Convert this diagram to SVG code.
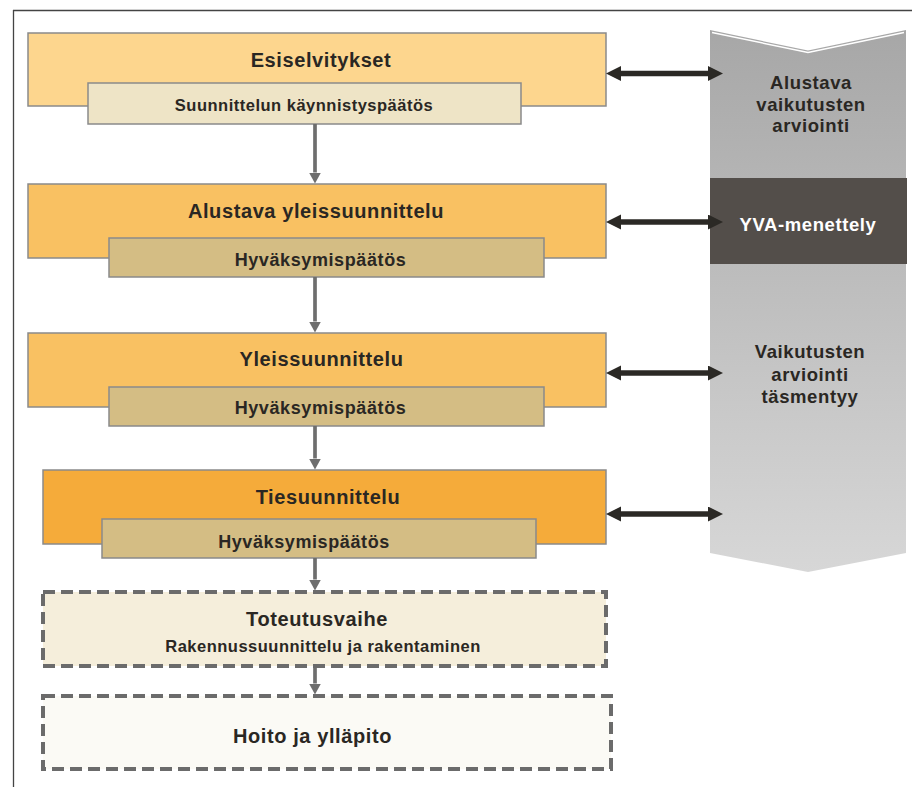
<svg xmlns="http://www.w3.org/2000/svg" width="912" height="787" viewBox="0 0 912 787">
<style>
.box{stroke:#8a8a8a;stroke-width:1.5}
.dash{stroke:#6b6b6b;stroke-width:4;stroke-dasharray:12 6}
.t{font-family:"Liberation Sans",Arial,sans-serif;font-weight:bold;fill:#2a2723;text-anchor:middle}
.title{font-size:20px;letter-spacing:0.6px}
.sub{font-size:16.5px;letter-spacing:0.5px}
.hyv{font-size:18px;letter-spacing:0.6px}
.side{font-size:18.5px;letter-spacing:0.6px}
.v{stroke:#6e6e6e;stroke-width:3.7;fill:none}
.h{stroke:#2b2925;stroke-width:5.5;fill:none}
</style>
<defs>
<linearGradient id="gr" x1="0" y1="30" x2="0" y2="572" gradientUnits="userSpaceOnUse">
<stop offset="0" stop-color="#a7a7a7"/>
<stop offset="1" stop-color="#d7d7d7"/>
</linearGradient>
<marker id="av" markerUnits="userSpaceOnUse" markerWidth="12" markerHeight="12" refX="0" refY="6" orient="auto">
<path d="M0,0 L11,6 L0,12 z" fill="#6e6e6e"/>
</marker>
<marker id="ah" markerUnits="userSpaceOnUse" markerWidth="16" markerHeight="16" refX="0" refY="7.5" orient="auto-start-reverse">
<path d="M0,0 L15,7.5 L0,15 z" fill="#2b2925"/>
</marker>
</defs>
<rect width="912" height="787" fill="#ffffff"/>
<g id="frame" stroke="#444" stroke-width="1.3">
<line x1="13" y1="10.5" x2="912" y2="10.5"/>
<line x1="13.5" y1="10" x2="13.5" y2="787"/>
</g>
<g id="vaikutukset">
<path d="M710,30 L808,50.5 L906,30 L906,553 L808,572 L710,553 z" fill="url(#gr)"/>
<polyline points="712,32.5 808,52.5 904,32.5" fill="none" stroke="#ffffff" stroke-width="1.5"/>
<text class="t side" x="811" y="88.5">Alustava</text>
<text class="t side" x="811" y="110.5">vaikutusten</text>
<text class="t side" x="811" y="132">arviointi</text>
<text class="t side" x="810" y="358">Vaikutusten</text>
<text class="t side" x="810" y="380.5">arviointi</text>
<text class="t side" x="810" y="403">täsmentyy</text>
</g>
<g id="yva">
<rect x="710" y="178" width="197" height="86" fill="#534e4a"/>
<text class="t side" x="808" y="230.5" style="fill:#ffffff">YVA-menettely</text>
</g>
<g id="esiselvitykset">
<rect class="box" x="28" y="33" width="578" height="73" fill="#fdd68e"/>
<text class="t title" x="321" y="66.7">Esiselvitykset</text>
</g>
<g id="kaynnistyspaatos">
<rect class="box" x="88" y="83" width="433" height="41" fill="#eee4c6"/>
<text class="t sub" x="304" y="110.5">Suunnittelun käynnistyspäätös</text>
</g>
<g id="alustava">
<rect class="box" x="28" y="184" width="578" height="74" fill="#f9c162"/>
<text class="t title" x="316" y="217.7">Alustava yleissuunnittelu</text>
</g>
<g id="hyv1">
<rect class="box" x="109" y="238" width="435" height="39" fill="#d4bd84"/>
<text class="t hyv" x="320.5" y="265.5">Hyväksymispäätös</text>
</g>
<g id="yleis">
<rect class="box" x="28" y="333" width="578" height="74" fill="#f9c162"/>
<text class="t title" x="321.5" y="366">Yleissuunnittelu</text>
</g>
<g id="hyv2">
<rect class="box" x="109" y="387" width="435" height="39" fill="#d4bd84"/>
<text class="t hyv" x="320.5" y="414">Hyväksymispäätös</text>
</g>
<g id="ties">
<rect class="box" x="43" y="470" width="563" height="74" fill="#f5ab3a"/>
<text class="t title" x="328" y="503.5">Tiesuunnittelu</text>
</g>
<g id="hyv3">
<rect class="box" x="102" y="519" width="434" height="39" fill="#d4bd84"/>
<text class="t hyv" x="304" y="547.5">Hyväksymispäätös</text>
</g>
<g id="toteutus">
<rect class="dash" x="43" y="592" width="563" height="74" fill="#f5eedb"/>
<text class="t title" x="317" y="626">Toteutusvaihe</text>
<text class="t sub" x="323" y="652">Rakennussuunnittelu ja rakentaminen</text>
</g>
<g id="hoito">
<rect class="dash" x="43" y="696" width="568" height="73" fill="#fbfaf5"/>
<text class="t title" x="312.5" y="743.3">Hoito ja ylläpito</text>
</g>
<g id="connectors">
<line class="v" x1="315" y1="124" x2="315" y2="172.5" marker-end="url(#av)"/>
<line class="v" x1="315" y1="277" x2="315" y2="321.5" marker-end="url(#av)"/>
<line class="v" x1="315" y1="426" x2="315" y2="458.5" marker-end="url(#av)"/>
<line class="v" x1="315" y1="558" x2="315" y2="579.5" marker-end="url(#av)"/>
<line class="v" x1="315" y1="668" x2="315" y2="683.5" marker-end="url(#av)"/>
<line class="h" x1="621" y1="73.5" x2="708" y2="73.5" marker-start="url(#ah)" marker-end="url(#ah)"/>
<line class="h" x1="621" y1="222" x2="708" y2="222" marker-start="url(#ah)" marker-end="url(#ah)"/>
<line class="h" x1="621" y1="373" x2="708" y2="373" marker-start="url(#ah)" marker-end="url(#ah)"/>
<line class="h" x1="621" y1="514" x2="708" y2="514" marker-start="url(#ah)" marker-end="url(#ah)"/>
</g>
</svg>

§ **WHAT THE TASK REQUIRES**
Return the listing above word for word, with the pictures removed.

§ **EXPECTED OUTPUT**
Convert this diagram to SVG code.
<svg xmlns="http://www.w3.org/2000/svg" width="912" height="787" viewBox="0 0 912 787">
<style>
.box{stroke:#8a8a8a;stroke-width:1.5}
.dash{stroke:#6b6b6b;stroke-width:4;stroke-dasharray:12 6}
.t{font-family:"Liberation Sans",Arial,sans-serif;font-weight:bold;fill:#2a2723;text-anchor:middle}
.title{font-size:20px;letter-spacing:0.6px}
.sub{font-size:16.5px;letter-spacing:0.5px}
.hyv{font-size:18px;letter-spacing:0.6px}
.side{font-size:18.5px;letter-spacing:0.6px}
.v{stroke:#6e6e6e;stroke-width:3.7;fill:none}
.h{stroke:#2b2925;stroke-width:5.5;fill:none}
</style>
<defs>
<linearGradient id="gr" x1="0" y1="30" x2="0" y2="572" gradientUnits="userSpaceOnUse">
<stop offset="0" stop-color="#a7a7a7"/>
<stop offset="1" stop-color="#d7d7d7"/>
</linearGradient>
<marker id="av" markerUnits="userSpaceOnUse" markerWidth="12" markerHeight="12" refX="0" refY="6" orient="auto">
<path d="M0,0 L11,6 L0,12 z" fill="#6e6e6e"/>
</marker>
<marker id="ah" markerUnits="userSpaceOnUse" markerWidth="16" markerHeight="16" refX="0" refY="7.5" orient="auto-start-reverse">
<path d="M0,0 L15,7.5 L0,15 z" fill="#2b2925"/>
</marker>
</defs>
<rect width="912" height="787" fill="#ffffff"/>
<g id="frame" stroke="#444" stroke-width="1.3">
<line x1="13" y1="10.5" x2="912" y2="10.5"/>
<line x1="13.5" y1="10" x2="13.5" y2="787"/>
</g>
<g id="vaikutukset">
<path d="M710,30 L808,50.5 L906,30 L906,553 L808,572 L710,553 z" fill="url(#gr)"/>
<polyline points="712,32.5 808,52.5 904,32.5" fill="none" stroke="#ffffff" stroke-width="1.5"/>
<text class="t side" x="811" y="88.5">Alustava</text>
<text class="t side" x="811" y="110.5">vaikutusten</text>
<text class="t side" x="811" y="132">arviointi</text>
<text class="t side" x="810" y="358">Vaikutusten</text>
<text class="t side" x="810" y="380.5">arviointi</text>
<text class="t side" x="810" y="403">täsmentyy</text>
</g>
<g id="yva">
<rect x="710" y="178" width="197" height="86" fill="#534e4a"/>
<text class="t side" x="808" y="230.5" style="fill:#ffffff">YVA-menettely</text>
</g>
<g id="esiselvitykset">
<rect class="box" x="28" y="33" width="578" height="73" fill="#fdd68e"/>
<text class="t title" x="321" y="66.7">Esiselvitykset</text>
</g>
<g id="kaynnistyspaatos">
<rect class="box" x="88" y="83" width="433" height="41" fill="#eee4c6"/>
<text class="t sub" x="304" y="110.5">Suunnittelun käynnistyspäätös</text>
</g>
<g id="alustava">
<rect class="box" x="28" y="184" width="578" height="74" fill="#f9c162"/>
<text class="t title" x="316" y="217.7">Alustava yleissuunnittelu</text>
</g>
<g id="hyv1">
<rect class="box" x="109" y="238" width="435" height="39" fill="#d4bd84"/>
<text class="t hyv" x="320.5" y="265.5">Hyväksymispäätös</text>
</g>
<g id="yleis">
<rect class="box" x="28" y="333" width="578" height="74" fill="#f9c162"/>
<text class="t title" x="321.5" y="366">Yleissuunnittelu</text>
</g>
<g id="hyv2">
<rect class="box" x="109" y="387" width="435" height="39" fill="#d4bd84"/>
<text class="t hyv" x="320.5" y="414">Hyväksymispäätös</text>
</g>
<g id="ties">
<rect class="box" x="43" y="470" width="563" height="74" fill="#f5ab3a"/>
<text class="t title" x="328" y="503.5">Tiesuunnittelu</text>
</g>
<g id="hyv3">
<rect class="box" x="102" y="519" width="434" height="39" fill="#d4bd84"/>
<text class="t hyv" x="304" y="547.5">Hyväksymispäätös</text>
</g>
<g id="toteutus">
<rect class="dash" x="43" y="592" width="563" height="74" fill="#f5eedb"/>
<text class="t title" x="317" y="626">Toteutusvaihe</text>
<text class="t sub" x="323" y="652">Rakennussuunnittelu ja rakentaminen</text>
</g>
<g id="hoito">
<rect class="dash" x="43" y="696" width="568" height="73" fill="#fbfaf5"/>
<text class="t title" x="312.5" y="743.3">Hoito ja ylläpito</text>
</g>
<g id="connectors">
<line class="v" x1="315" y1="124" x2="315" y2="172.5" marker-end="url(#av)"/>
<line class="v" x1="315" y1="277" x2="315" y2="321.5" marker-end="url(#av)"/>
<line class="v" x1="315" y1="426" x2="315" y2="458.5" marker-end="url(#av)"/>
<line class="v" x1="315" y1="558" x2="315" y2="579.5" marker-end="url(#av)"/>
<line class="v" x1="315" y1="668" x2="315" y2="683.5" marker-end="url(#av)"/>
<line class="h" x1="621" y1="73.5" x2="708" y2="73.5" marker-start="url(#ah)" marker-end="url(#ah)"/>
<line class="h" x1="621" y1="222" x2="708" y2="222" marker-start="url(#ah)" marker-end="url(#ah)"/>
<line class="h" x1="621" y1="373" x2="708" y2="373" marker-start="url(#ah)" marker-end="url(#ah)"/>
<line class="h" x1="621" y1="514" x2="708" y2="514" marker-start="url(#ah)" marker-end="url(#ah)"/>
</g>
</svg>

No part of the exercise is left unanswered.